この規制は、18世半ばに産業資本が労働移動を要求しだすまで続いた。(右田p35)
(1676 英国 トーマス・ファーミンの労役場)
リンネル製造を行う労役場を設立し、1700人の貧民を雇用した。 しかし、賃金だけで生活できず、救済費による補填を必要としたが、結局破綻した。(右田p38)
(1688 イギリス名誉革命、権利の章典)
ジェームス2世は専制的であり、議会は王を追放し王女メアリーとその夫ウイリアム3世を共同統治の王として迎えた。 両王は議会の提出した権利の章典(課税権、徴兵権の議会同意、議会の自由選挙等)を認めた。(1628年の権利の請願とほぼ同様。「人民の権利」の概念の萌芽である。)
(1716 享保の改革 (1716-1745))
幕府財政悪化により直轄地の租税を4公6民から5公5民へ引き上げ、司法制度整備をし、江戸町奉行に大岡越前守忠相を登用し、江戸小石川に貧民疾病救済のための養生所設立した。
(1722 英国 労役場テスト法)
労役場を制度化し、救済費の削減を図った。 労働と生活は悲惨を極め、「恐怖の家」に転化した(右田p35)。 労役場制度の導入は結果的には徐々に発展しつつあった産業資本に対して低賃金による労働力の確保を約束したし、労役場での強制労働は労働力の陶冶に貢献した。(右田p43)
(1776 アメリカ独立宣言)
(1784及び1787年天明の大飢饉)
浅間山大噴火、関東地方大出水と天候不順により大飢饉が発生した。 幕府は窮民への施米、救米払い下げ、粥食励行、米買占め・売惜しみ禁止などをおこなった。
(1789 フランス革命)
(1789 寛政の改革(1787-1829))
旗本の給米を取扱う札差に6年前の貸金を全部放棄させ、5年以内のものを利下げ年賦償還にするとした(棄捐令)。 農村の荒廃、農民の離村流亡は年貢の源泉を枯渇させるものであったから、間引きを禁じ、多産者に米金(養育金)を支給した。 大飢饉に備えるため、諸大名に1万石につき50石の米穀の貯蔵を命じた(囲米の制)。
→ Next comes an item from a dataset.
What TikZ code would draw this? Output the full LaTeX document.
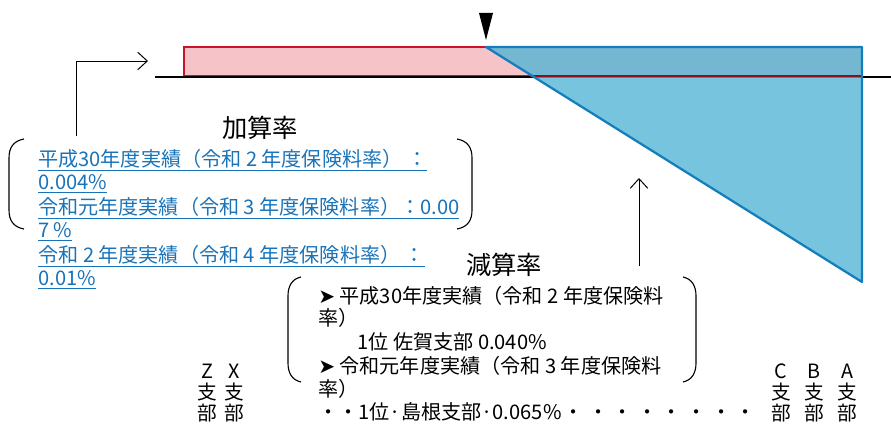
\documentclass[tikz,border=0pt]{standalone}
\usepackage{fontspec}
\setmainfont{Noto Sans CJK JP}
\newfontfamily\symfont{DejaVu Sans}
\usetikzlibrary{arrows.meta}
\definecolor{barred}{RGB}{200,20,40}
\definecolor{barpink}{RGB}{246,196,200}
\definecolor{barblue}{RGB}{20,125,190}
\definecolor{fillblue}{RGB}{80,180,212}
\definecolor{linkblue}{RGB}{25,115,185}
\begin{document}
\begin{tikzpicture}[x=0.025cm,y=-0.025cm,
    txt/.style={font=\fontsize{14.3}{16}\selectfont,inner sep=0pt},
    ttl/.style={font=\fontsize{18}{20}\selectfont,inner sep=0pt},
    addline/.style={txt,anchor=west,text=linkblue},
    subline/.style={txt,anchor=west},
    branch/.style={txt,anchor=north,align=center,font=\fontsize{14}{14.8}\selectfont},
    pointer/.style={line width=0.7pt,-{Straight Barb[length=2.4mm,width=4.4mm]}},
    paren/.style={line width=0.8pt}]
\useasboundingbox (0,0) rectangle (891,431);
% bars
\fill [barpink] (184,47) rectangle (862,76);
\draw [barred,line width=1.6pt] (486,47) -- (184,47) -- (184,76) -- (862,76);
\draw [line width=1.6pt] (155,77) -- (891,77);
\fill [fillblue,fill opacity=0.78] (486,47) -- (862,47) -- (862,282) -- cycle;
\draw [barred!70!black,line width=1.4pt] (530,76) -- (862,76);
\draw [barblue,line width=1.6pt,line join=round] (486,47) -- (862,47) -- (862,282) -- cycle;
\fill (479,13) -- (493,13) -- (486,40) -- cycle;
% add rate
\node [ttl] (addtitle) at (260,128) {加算率};
\node [addline] (add1) at (38,160) {\underline{平成30年度実績（令和 2 年度保険料率）\ ：}};
\node [addline] (add2) at (38,184) {\underline{0.004\%}};
\node [addline] (add3) at (38,208) {\underline{令和元年度実績（令和 3 年度保険料率）：0.00}};
\node [addline] (add4) at (38,232) {\underline{7 \%}};
\node [addline] (add5) at (38,256) {\underline{令和 2 年度実績（令和 4 年度保険料率）\ ：}};
\node [addline] (add6) at (38,280) {\underline{0.01\%}};
\draw [paren] (24,139) .. controls (13,141) and (9,148) .. (9,158) -- (9,210) .. controls (9,220) and (13,227) .. (24,229);
\draw [paren] (457,139) .. controls (468,141) and (472,148) .. (472,158) -- (472,210) .. controls (472,220) and (468,227) .. (457,229);
\coordinate (addfoot) at (76,136);
\coordinate (addturn) at (76,61);
\coordinate (addtip) at (148,61);
\draw [pointer] (addfoot) -- (addturn) -- (addtip);
% sub rate
\node [ttl] (subtitle) at (504,265) {減算率};
\node [subline] (sub1) at (318,296) {{\symfont ➤} 平成30年度実績（令和 2 年度保険料};
\node [subline] (sub2) at (318,318) {率）};
\node [subline] (sub3) at (357,342) {1位 佐賀支部 0.040\%};
\node [subline] (sub4) at (318,366) {{\symfont ➤} 令和元年度実績（令和 3 年度保険料};
\node [subline] (sub5) at (318,389) {率）};
\node [subline] (sub6) at (318,412) {・・1位·島根支部·0.065\%\hspace{0.1em}・ ・ ・ ・ ・ ・ ・ ・};
\draw [paren] (301,277) .. controls (292,279) and (288,286) .. (288,296) -- (288,363) .. controls (288,373) and (292,380) .. (301,382);
\draw [paren] (683,277) .. controls (692,279) and (696,286) .. (696,296) -- (696,363) .. controls (696,373) and (692,380) .. (683,382);
\coordinate (subfoot) at (639,266);
\coordinate (subtip) at (639,178);
\draw [pointer] (subfoot) -- (subtip);
% branches
\node [branch] (brz) at (207,364) {Z\\支\\部};
\node [branch] (brx) at (234,364) {X\\支\\部};
\node [branch] (brc) at (781,364) {C\\支\\部};
\node [branch] (brb) at (814,364) {B\\支\\部};
\node [branch] (bra) at (847,364) {A\\支\\部};
\end{tikzpicture}
\end{document}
また、大阪・京都など幕府直轄地に補助金を出して社倉・義倉をたてて貯穀を奨励実施した。 江戸では町会所をたてて、貧民救済、低利貸付のため、町入用を節約し、7割を積立てさせた(七分金積立法)。 農村の窮乏により都市へ流入した浮浪者を帰村させるため、長谷川平蔵の建議により教科更正施設として石川島人足寄場を建設した。